La capacità di lasciar emergere le profonde contraddizioni che affliggono e compromettono l’agire di ogni attore sociale (poliziotti, criminali, giornalisti, politici, insegnanti…) è un tratto caratterizzante di The Wire: il divano arancione attiva questa possibilità fin nel primo episodio, costituendo un indizio che verrà ripreso e portato alle estreme conseguenze.

Che cosa ci dice, invece, il divano di Gomorra - La serie? Per almeno due volte, le immagini lo mostrano chiaramente, il divano è coinvolto in dinamiche di visione semisoggettive (Savastano) o soggettive (il bambino che si nasconde). Alle apparizioni di questo divano si associa insomma un punto di vista specifico, che si dichiara totalmente interno al mondo della camorra e che resterà tale (a differenza di The Wire) per tutta la durata della serie. Non necessariamente a un punto di vista unitario corrisponde un discorso monologico, però. La polifonia, il gioco delle contraddizioni, possono stare anche dentro a un unico sguardo. E Gomorra - La serie, in effetti, sembra attivare questa aspettativa proprio nella bellissima sequenza conclusiva del primo episodio, che sembra aprirsi a un’analisi lucida e disincantata del sistema camorra, mostrando l’asservimento tragico della dimensione ludica dell’infanzia alle esigenze dell’addestramento.
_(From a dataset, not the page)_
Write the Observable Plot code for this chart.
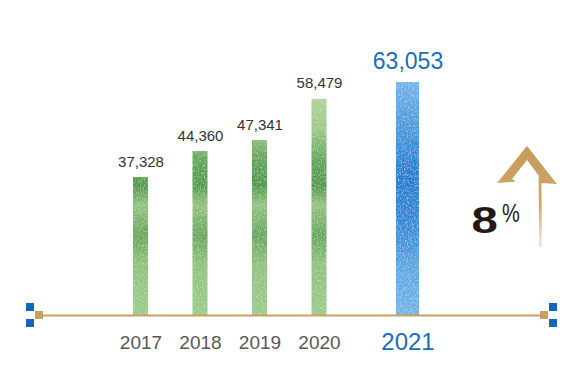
<!DOCTYPE html>
<html><head><meta charset="utf-8">
<script src="https://cdn.jsdelivr.net/npm/d3@7"></script>
<script src="https://cdn.jsdelivr.net/npm/@observablehq/plot@0.6"></script>
<style>html,body{margin:0;padding:0;background:#fff} svg{display:block}</style>
</head><body><div id="chart"></div>
<script>
// ---- data ----
const years = [2017, 2018, 2019, 2020, 2021];
const values = [37328, 44360, 47341, 58479, 63053];
const valueLabels = ["37,328", "44,360", "47,341", "58,479", "63,053"];
const yearLabels = ["2017", "2018", "2019", "2020", "2021"];
const highlightYear = 2021;
const growthLabel = "8";
const growthUnit = "%";

const data = years.map((y, i) => ({year: y, value: values[i], label: valueLabels[i], yearLabel: yearLabels[i]}));
const past = data.filter(d => d.year !== highlightYear);
const current = data.filter(d => d.year === highlightYear);

const W = 577, H = 385, mL = 43, mR = 37, mT = 82, mB = 70;
const BLUE = "#1a6db8", TAN = "#c9a064";

const defsMark = () => {
  const g = d3.create("svg:g");
  g.html(`
    <defs>
      <linearGradient id="gGreen" gradientUnits="userSpaceOnUse" x1="0" y1="95" x2="0" y2="315">
        <stop offset="0" stop-color="#b2d39e"/>
        <stop offset="0.16" stop-color="#9cc887"/>
        <stop offset="0.3" stop-color="#5fa455"/>
        <stop offset="0.41" stop-color="#4f9a4a"/>
        <stop offset="0.5" stop-color="#93c37f"/>
        <stop offset="0.64" stop-color="#66a75a"/>
        <stop offset="0.76" stop-color="#8ec17b"/>
        <stop offset="1" stop-color="#9ccb8a"/>
      </linearGradient>
      <linearGradient id="gBlue" x1="0" y1="0" x2="0" y2="1">
        <stop offset="0" stop-color="#74b4e8"/>
        <stop offset="0.25" stop-color="#3d93da"/>
        <stop offset="0.4" stop-color="#1f7ed0"/>
        <stop offset="0.6" stop-color="#3189d5"/>
        <stop offset="0.8" stop-color="#5ea8e2"/>
        <stop offset="1" stop-color="#73b5e8"/>
      </linearGradient>
      <linearGradient id="gArrow" gradientUnits="userSpaceOnUse" x1="0" y1="145" x2="0" y2="248">
        <stop offset="0" stop-color="#c49a5a"/>
        <stop offset="0.6" stop-color="#cfa86c"/>
        <stop offset="1" stop-color="#e6d2b0" stop-opacity="0.5"/>
      </linearGradient>
      <filter id="tex" x="0" y="0" width="1" height="1">
        <feTurbulence type="fractalNoise" baseFrequency="0.7 0.55" numOctaves="2" seed="4" result="noise"/>
        <feColorMatrix in="noise" type="matrix" values="0 0 0 0 1  0 0 0 0 1  0 0 0 0 1  1.0 0 0 0 -0.48" result="spots"/>
        <feComposite in="spots" in2="SourceGraphic" operator="in" result="clipped"/>
        <feMerge><feMergeNode in="SourceGraphic"/><feMergeNode in="clipped"/></feMerge>
      </filter>
    </defs>`);
  return g.node();
};

const chart = Plot.plot({
  width: W, height: H,
  marginLeft: mL, marginRight: mR, marginTop: mT, marginBottom: mB,
  style: {fontFamily: "'Liberation Sans', Arial, Helvetica, sans-serif", background: "white", overflow: "visible"},
  x: {type: "linear", domain: [2017, 2020, 2021], range: [140.5, 319, 407.5], axis: null},
  y: {domain: [0, 63053], axis: null},
  marks: [
    defsMark,
    Plot.rectY(past, {x1: "year", x2: "year", y: "value", insetLeft: -7.5, insetRight: -7.5, fill: "url(#gGreen)"}),
    Plot.rectY(current, {x1: "year", x2: "year", y: "value", insetLeft: -11.5, insetRight: -11.5, fill: "url(#gBlue)"}),
    Plot.ruleY([0], {stroke: TAN, strokeWidth: 2}),
    Plot.text(past, {x: "year", y: "value", text: "label", lineAnchor: "bottom", dy: -11, fontSize: 15, fill: "#333"}),
    Plot.text(current, {x: "year", y: "value", text: "label", lineAnchor: "bottom", dy: -14, fontSize: 23, fill: BLUE}),
    Plot.text(past, {x: "year", y: () => 0, text: "yearLabel", lineAnchor: "bottom", dy: 33, fontSize: 19, fill: "#595757"}),
    Plot.text(current, {x: "year", y: () => 0, text: "yearLabel", lineAnchor: "bottom", dy: 34, fontSize: 24, fill: BLUE})
  ]
});

const svg = d3.select(chart);
svg.selectAll('[fill^="url(#g"]').attr("filter", "url(#tex)");

// axis end decorations
const L = mL, R = W - mR, Y0 = H - mB;
const deco = svg.append("g");
const sq = (cx, cy, fill) => deco.append("rect").attr("x", cx - 4).attr("y", cy - 4).attr("width", 8).attr("height", 8).attr("fill", fill);
sq(L - 4, Y0, TAN); sq(R + 4, Y0, TAN);
sq(L - 13, Y0 - 8, "#1565b8"); sq(L - 13, Y0 + 8, "#1565b8");
sq(R + 13, Y0 - 8, "#1565b8"); sq(R + 13, Y0 + 8, "#1565b8");

// growth arrow annotation
const ann = svg.append("g").attr("text-anchor", "start");
ann.append("path")
  .attr("d", "M497,183 L527,146 L557,184 L541,183 L539,176 L527,160 L512,179 L516,181.5 Z")
  .attr("fill", "url(#gArrow)");
ann.append("path").attr("d", "M540,177 L540.5,247").attr("fill", "none")
  .attr("stroke", "url(#gArrow)").attr("stroke-width", 2.8);
ann.append("text").text(growthLabel)
  .attr("transform", "translate(471.5,232.5) scale(1.28,1)")
  .attr("font-size", 37).attr("font-weight", "bold").attr("fill", "#231815");
ann.append("text").text(growthUnit)
  .attr("transform", "translate(502,222) scale(0.8,1)")
  .attr("font-size", 25).attr("fill", "#231815");

document.getElementById("chart").append(chart);
</script>
</body></html>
Anche il divano di Gomorra assume allora, nel primo episodio, la funzione di indizio, o ‘promessa’: ma è una promessa mantenuta?

 

 

Bibliografia

R. Saviano, Gomorra, Milano, Mondadori, 2006.

D. Simon, Homicide. A Year on the Killing Streets, Boston, Houghton Mifflin Company, 1991.

D. Simon, E. Burns, The Corner. A Year in the Life of an Inner-city Neighbourhood, New York, Broadway Books, 1997.

L. Williams, On The Wire, Durham and London, Duke University Press, 2014.